Todo en círculos viene y va, como la vida…”

Hasta que un grito fuertísimo y sus mil y un ecos inundaron la sabana entera. La danza mágica de las letras de la sabana tocó su último acorde, y sonriente,
Adela se levanta y decide continuar escribiendo con los pies: ¡a pasos!...

En el momento en que al grupo le correspondía iniciar el descenso, se vino una lluvia, leve pero húmeda, que precipitó la despedida. Todos echaron a correr
cuesta abajo hasta que el cansancio acumulado se confundió con los ruidos y los olores de la cuidad.

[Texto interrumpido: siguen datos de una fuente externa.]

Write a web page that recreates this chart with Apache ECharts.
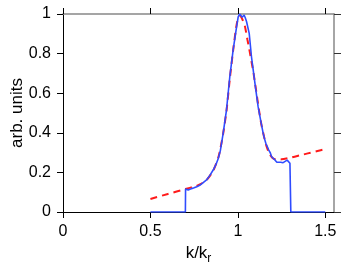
<!DOCTYPE html>
<html><head><meta charset="utf-8">
<script src="https://cdn.jsdelivr.net/npm/echarts@6/dist/echarts.min.js"></script>
<style>html,body{margin:0;padding:0;background:#fff}#c{width:346px;height:273px}</style>
</head><body><div id="c"></div>
<script>
var xTicks = [0, 0.5, 1, 1.5];
var yTicks = [0, 0.2, 0.4, 0.6, 0.8, 1];
var measuredX = [0.5, 0.700, 0.701, 0.716, 0.735, 0.75, 0.765, 0.782, 0.80, 0.821, 0.84, 0.859, 0.875, 0.887, 0.90, 0.916, 0.935, 0.954, 0.973, 0.993, 1.002, 1.011, 1.018, 1.025, 1.031, 1.036, 1.043, 1.05, 1.065, 1.078, 1.088, 1.103, 1.116, 1.13, 1.145, 1.152, 1.16, 1.168, 1.177, 1.185, 1.193, 1.202, 1.212, 1.222, 1.231, 1.245, 1.259, 1.27, 1.282, 1.29, 1.298, 1.302, 1.303, 1.5];
var measuredY = [0, 0, 0.116, 0.111, 0.118, 0.122, 0.128, 0.135, 0.147, 0.162, 0.185, 0.212, 0.24, 0.268, 0.31, 0.397, 0.515, 0.683, 0.818, 0.936, 0.986, 1.0, 0.99, 0.984, 0.99, 0.995, 0.98, 0.961, 0.902, 0.784, 0.717, 0.616, 0.532, 0.465, 0.397, 0.372, 0.347, 0.338, 0.313, 0.3, 0.279, 0.272, 0.263, 0.252, 0.249, 0.251, 0.249, 0.254, 0.262, 0.252, 0.246, 0.24, 0, 0];
var fitX = [0.5, 0.6, 0.7, 0.75, 0.78, 0.82, 0.86, 0.89, 0.915, 0.935, 0.955, 0.975, 0.99, 1.0, 1.012, 1.025, 1.04, 1.055, 1.07, 1.09, 1.105, 1.12, 1.135, 1.15, 1.165, 1.18, 1.2, 1.22, 1.25, 1.3, 1.35, 1.4, 1.45, 1.5];
var fitY = [0.066, 0.091, 0.116, 0.128, 0.138, 0.16, 0.21, 0.28, 0.39, 0.51, 0.68, 0.83, 0.93, 0.975, 0.99, 0.975, 0.94, 0.87, 0.8, 0.7, 0.61, 0.52, 0.44, 0.38, 0.33, 0.295, 0.272, 0.265, 0.266, 0.274, 0.285, 0.296, 0.307, 0.318];

function pairs(xs, ys) { return xs.map(function (x, i) { return [x, ys[i]]; }); }
var font = 'Liberation Sans, Arial, Helvetica, sans-serif';
var chart = echarts.init(document.getElementById('c'), null, {renderer: 'canvas'});
chart.setOption({
  animation: false,
  backgroundColor: '#fff',
  grid: {left: 63, right: 12, top: 14, bottom: 61, containLabel: false, outerBoundsMode: 'none'},
  xAxis: [{
    type: 'value', position: 'bottom', min: 0, max: 1.55, interval: 0.5,
    name: 'k/k{sub|r}', nameLocation: 'middle', nameGap: 29, nameMoveOverlap: false,
    nameTextStyle: {fontFamily: font, fontSize: 17, color: '#000',
      rich: {sub: {fontFamily: font, fontSize: 12, color: '#000', padding: [12, 0, 0, 0]}}},
    axisLine: {show: true, onZero: false, lineStyle: {color: '#000', width: 1}},
    axisTick: {show: true, inside: false, length: 6, customValues: xTicks, lineStyle: {color: '#000'}},
    axisLabel: {customValues: xTicks, margin: 12, fontFamily: font, fontSize: 16, color: '#000',
      formatter: function (v) { return String(v); }},
    splitLine: {show: false}
  }, {
    type: 'value', position: 'top', min: 0, max: 1.55, interval: 0.5,
    axisLine: {show: true, onZero: false, lineStyle: {color: '#888', width: 1.5}},
    axisTick: {show: true, inside: false, length: 6, customValues: xTicks, lineStyle: {color: '#000'}},
    axisLabel: {show: false},
    splitLine: {show: false}
  }],
  yAxis: [{
    type: 'value', position: 'left', min: 0, max: 1, interval: 0.2,
    name: 'arb. units', nameLocation: 'middle', nameGap: 37, nameMoveOverlap: false,
    nameTextStyle: {fontFamily: font, fontSize: 17, color: '#000'},
    axisLine: {show: true, onZero: false, lineStyle: {color: '#000', width: 1}},
    axisTick: {show: true, inside: false, length: 6, lineStyle: {color: '#000'}},
    axisLabel: {margin: 12, fontFamily: font, fontSize: 16, color: '#000',
      formatter: function (v) { return String(+v.toFixed(1)); }},
    splitLine: {show: false}
  }, {
    type: 'value', position: 'right', min: 0, max: 1, interval: 0.2,
    axisLine: {show: true, onZero: false, lineStyle: {color: '#888', width: 1.5}},
    axisTick: {show: true, inside: false, length: 7, lineStyle: {color: '#333'}},
    axisLabel: {show: false},
    splitLine: {show: false}
  }],
  series: [{
    type: 'line', xAxisIndex: 0, yAxisIndex: 0, data: pairs(fitX, fitY),
    showSymbol: false, smooth: 0.2, z: 3,
    lineStyle: {color: '#ff1a1a', width: 2, type: [7, 5]}
  }, {
    type: 'line', xAxisIndex: 0, yAxisIndex: 0, data: pairs(measuredX, measuredY),
    showSymbol: false, z: 4,
    lineStyle: {color: '#2f4cff', width: 1.6}
  }]
});
</script></body></html>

“Ahora pienso –escribió Adela días después en la última página del cuaderno- que aquel llanto de la Gran Montaña al saber tatuado su encanto en nuestro
interior, fue la forma de facilitarnos la salida, porque tanta armonía interior debería haber sido más difícil de abandonar. El secreto que no supe en
aquel instante fue que a partir de ese momento esa fuerza de la Gran Montaña me acompañaría siempre que yo quisiera. Aquella piedra puesta por mis manos
me ha hecho constructora de ese “túmulo” universal que en algún determinado equilibrio permanece allá, aquí y ahora, tan arriba como decida imaginarlo”.